In fact, neither of these outcomes is altogether surprising. Clemens, whose increasingly bulbous physique and supernatural late-career statistics strongly suggest dopage, was prosecuted by an incompetent squad, in front of a jury that openly scorned the government’s case. Armstrong, who’s faced a litany of accusations from former teammates and friends, was for seven years the most dominant athlete in the most drug-addicted sport on the planet. Let’s be realistic.
Whatever their legal standing, in other words, both Clemens and Armstrong were probably juicing. But that doesn’t mean fans should judge the two equally. Fear not, patriots: Clemens is still a demon, Armstrong still a saint.
Because of the competitive advantage he had over his peers—and baseball’s all-important record books—Clemens tarnished his sport more than Armstrong ever could. In pro baseball’s 150-year history, the steroids era was only a minor blip. Despite periods of loose experimentation with amphetamines, cocaine, and some seriously potent LSD, the sport was mostly clean until the 1990s. And since 2007, when former Senator George Mitchell released the report that implicated Clemens, Major League Baseball has ramped up its testing program and mostly weeded out the steroids. (5,458 home runs were hit in 2001. In 2011: 4,452.) Clemens’s use—if he used, of course—hurt the game because in baseball, steroids have been the exception rather than the rule.
The inverse is true in cycling. In February, three-time Tour winner Alberto Contador was found guilty of doping. The Tour’s greatest riders before Armstrong—Jacques Anquetil, Eddy Merckx, Miguel Indurain—all tested positive or admitted to doping. Famously hopped-up 1998 winner Marco ‘Il Pirata’ Pantani eventually died of a massive drug overdose in 2004. The list goes on: According to a comprehensive MSNBC report, 19 of the Tour's 22 winners from 1960-2006 had “been caught or implicated in doping.” And it’s not just the big shots that shoot up: “On average, the 50th place finisher has not lost ground on the [Tour] winner in the overall standings since 1998.”

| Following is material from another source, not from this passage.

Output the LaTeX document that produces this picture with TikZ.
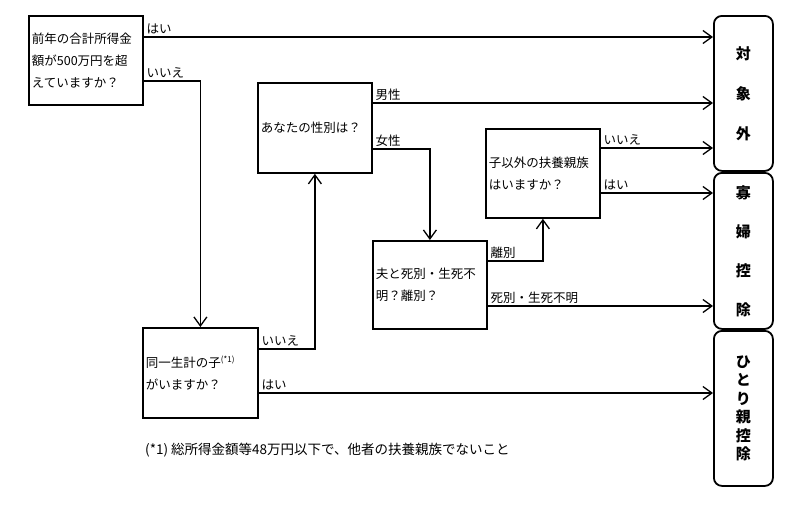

Armstrong’s drug use—again, if he used—did almost nothing to blemish his sport. Before, during, and after his reign, everybody was doing it. He was simply the best of the cheaters. The injustice of the Armstrong investigation is that if he is stripped of his seven titles, Indurain and Pantani and Merckx’s tainted victories will remain on the books. Clemens’s predecessors, by contrast, were clean.
As Anquetil said in 1965, after winning four straight Tours, “Leave me in peace; everybody dopes.”